Record set -
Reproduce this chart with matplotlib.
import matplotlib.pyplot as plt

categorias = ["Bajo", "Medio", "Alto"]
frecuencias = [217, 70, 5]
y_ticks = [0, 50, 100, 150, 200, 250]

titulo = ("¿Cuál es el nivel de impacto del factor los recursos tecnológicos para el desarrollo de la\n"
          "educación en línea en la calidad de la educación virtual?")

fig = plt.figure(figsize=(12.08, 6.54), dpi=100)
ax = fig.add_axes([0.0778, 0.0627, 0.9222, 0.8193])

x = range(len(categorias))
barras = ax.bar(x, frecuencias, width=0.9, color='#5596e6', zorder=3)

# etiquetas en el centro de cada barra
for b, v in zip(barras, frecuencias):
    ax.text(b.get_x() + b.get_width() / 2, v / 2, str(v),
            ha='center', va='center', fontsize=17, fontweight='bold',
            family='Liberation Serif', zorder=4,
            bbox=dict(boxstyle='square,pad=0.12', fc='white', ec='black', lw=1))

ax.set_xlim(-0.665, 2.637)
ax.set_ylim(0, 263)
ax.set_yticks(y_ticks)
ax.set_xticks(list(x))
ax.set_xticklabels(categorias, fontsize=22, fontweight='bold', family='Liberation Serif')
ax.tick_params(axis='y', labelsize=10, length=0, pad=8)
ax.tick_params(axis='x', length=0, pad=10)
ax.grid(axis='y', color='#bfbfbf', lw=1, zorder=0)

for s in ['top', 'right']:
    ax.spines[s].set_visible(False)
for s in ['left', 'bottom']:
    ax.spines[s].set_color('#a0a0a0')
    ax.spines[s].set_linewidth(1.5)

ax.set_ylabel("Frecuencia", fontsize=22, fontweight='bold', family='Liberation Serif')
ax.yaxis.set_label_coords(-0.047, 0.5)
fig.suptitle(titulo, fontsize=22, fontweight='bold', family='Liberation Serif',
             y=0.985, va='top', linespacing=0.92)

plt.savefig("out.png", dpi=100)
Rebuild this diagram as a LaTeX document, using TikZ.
---
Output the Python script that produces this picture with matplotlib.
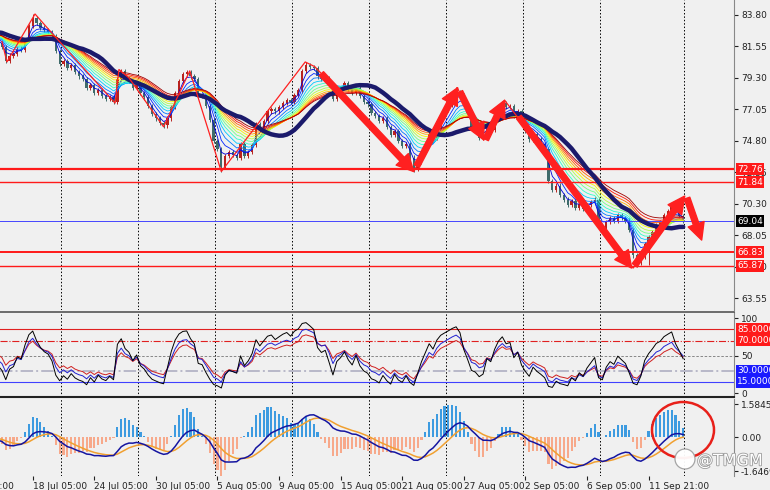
---
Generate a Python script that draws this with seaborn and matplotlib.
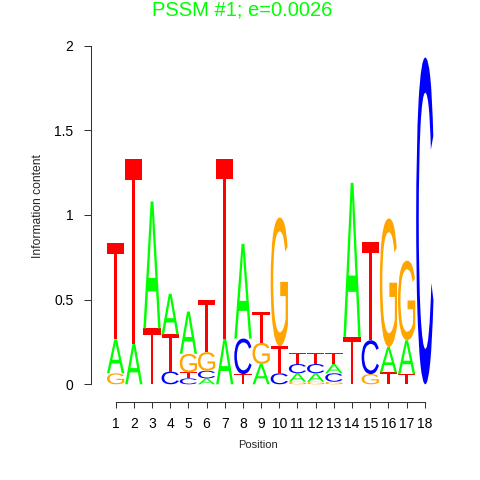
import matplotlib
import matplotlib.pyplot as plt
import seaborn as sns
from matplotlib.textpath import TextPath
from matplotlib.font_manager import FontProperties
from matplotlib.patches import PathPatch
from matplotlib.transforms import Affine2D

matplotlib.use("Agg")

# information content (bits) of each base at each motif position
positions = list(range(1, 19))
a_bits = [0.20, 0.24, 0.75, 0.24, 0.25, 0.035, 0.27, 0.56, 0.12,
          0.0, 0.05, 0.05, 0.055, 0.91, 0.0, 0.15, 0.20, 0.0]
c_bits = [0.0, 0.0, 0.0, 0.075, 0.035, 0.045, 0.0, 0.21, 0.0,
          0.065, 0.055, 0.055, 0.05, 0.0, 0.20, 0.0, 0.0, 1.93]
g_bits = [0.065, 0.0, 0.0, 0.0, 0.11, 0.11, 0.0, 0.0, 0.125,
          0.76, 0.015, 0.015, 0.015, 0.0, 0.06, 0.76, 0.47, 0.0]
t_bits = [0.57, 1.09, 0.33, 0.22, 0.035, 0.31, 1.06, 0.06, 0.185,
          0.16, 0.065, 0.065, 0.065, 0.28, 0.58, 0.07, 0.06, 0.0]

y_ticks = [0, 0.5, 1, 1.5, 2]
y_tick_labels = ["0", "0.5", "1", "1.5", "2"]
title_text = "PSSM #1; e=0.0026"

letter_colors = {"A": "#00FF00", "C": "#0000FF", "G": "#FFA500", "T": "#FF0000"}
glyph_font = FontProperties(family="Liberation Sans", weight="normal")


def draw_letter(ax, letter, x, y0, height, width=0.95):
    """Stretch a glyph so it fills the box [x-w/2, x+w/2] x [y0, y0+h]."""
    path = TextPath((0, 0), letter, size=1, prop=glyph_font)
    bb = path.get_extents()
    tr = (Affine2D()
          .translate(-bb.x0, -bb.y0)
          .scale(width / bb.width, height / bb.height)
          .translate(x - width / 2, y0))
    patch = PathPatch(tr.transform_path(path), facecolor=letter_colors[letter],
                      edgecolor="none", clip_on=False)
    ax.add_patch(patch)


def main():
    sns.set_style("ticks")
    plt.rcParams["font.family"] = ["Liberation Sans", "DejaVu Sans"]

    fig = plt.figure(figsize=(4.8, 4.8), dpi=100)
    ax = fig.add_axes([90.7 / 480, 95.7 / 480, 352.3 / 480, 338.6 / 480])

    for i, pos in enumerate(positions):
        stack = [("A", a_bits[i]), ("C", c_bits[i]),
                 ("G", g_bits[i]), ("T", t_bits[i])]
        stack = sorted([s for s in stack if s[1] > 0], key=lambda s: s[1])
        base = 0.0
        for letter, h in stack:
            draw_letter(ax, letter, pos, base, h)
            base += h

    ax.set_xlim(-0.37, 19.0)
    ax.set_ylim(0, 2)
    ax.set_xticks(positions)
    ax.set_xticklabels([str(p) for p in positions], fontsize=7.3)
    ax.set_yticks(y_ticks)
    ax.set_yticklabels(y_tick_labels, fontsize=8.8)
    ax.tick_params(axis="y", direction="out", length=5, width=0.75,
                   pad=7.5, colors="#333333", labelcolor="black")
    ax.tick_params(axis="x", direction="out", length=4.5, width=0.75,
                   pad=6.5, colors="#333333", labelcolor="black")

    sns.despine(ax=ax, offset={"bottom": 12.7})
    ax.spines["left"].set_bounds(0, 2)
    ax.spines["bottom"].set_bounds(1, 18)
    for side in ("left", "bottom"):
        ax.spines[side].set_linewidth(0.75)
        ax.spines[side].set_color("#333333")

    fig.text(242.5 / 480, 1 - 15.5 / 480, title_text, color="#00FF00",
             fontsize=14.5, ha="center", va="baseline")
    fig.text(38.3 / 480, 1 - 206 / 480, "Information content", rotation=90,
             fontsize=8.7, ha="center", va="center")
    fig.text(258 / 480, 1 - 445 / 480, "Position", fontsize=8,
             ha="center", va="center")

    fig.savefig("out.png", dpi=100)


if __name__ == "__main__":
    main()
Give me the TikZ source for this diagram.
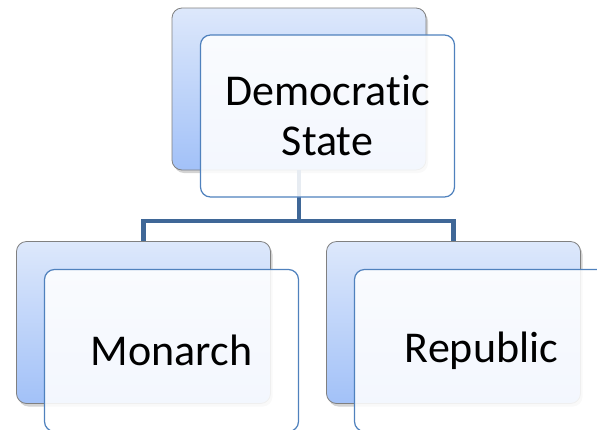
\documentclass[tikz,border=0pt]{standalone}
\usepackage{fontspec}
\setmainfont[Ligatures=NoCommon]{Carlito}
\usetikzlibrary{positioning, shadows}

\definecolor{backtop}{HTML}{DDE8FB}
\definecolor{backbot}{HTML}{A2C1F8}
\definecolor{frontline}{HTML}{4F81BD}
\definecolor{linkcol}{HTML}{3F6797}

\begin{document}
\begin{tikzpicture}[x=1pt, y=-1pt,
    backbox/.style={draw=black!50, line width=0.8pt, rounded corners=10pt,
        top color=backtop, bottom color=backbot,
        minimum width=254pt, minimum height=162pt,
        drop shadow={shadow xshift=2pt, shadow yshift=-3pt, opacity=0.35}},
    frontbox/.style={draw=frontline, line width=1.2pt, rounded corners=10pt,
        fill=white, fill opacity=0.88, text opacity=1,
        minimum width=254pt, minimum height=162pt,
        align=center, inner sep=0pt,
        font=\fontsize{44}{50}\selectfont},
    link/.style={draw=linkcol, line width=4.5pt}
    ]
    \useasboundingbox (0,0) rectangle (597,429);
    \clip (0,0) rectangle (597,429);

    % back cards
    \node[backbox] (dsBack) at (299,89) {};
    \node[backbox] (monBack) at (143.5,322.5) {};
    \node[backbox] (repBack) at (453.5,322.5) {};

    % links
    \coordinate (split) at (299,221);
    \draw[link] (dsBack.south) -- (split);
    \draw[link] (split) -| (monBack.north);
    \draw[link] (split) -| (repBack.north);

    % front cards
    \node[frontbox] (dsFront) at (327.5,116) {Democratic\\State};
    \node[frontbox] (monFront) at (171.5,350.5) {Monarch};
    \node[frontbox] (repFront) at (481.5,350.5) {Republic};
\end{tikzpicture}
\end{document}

Task prompt -
Repeat exactly, and only, the lines from the one containing "Reproduce this chart with matplotlib." through the one containing "width=0.9, color='#5596e6', zorder=3)", both included.

Answer to the task -
Reproduce this chart with matplotlib.
import matplotlib.pyplot as plt

categorias = ["Bajo", "Medio", "Alto"]
frecuencias = [217, 70, 5]
y_ticks = [0, 50, 100, 150, 200, 250]

titulo = ("¿Cuál es el nivel de impacto del factor los recursos tecnológicos para el desarrollo de la\n"
          "educación en línea en la calidad de la educación virtual?")

fig = plt.figure(figsize=(12.08, 6.54), dpi=100)
ax = fig.add_axes([0.0778, 0.0627, 0.9222, 0.8193])

x = range(len(categorias))
barras = ax.bar(x, frecuencias, width=0.9, color='#5596e6', zorder=3)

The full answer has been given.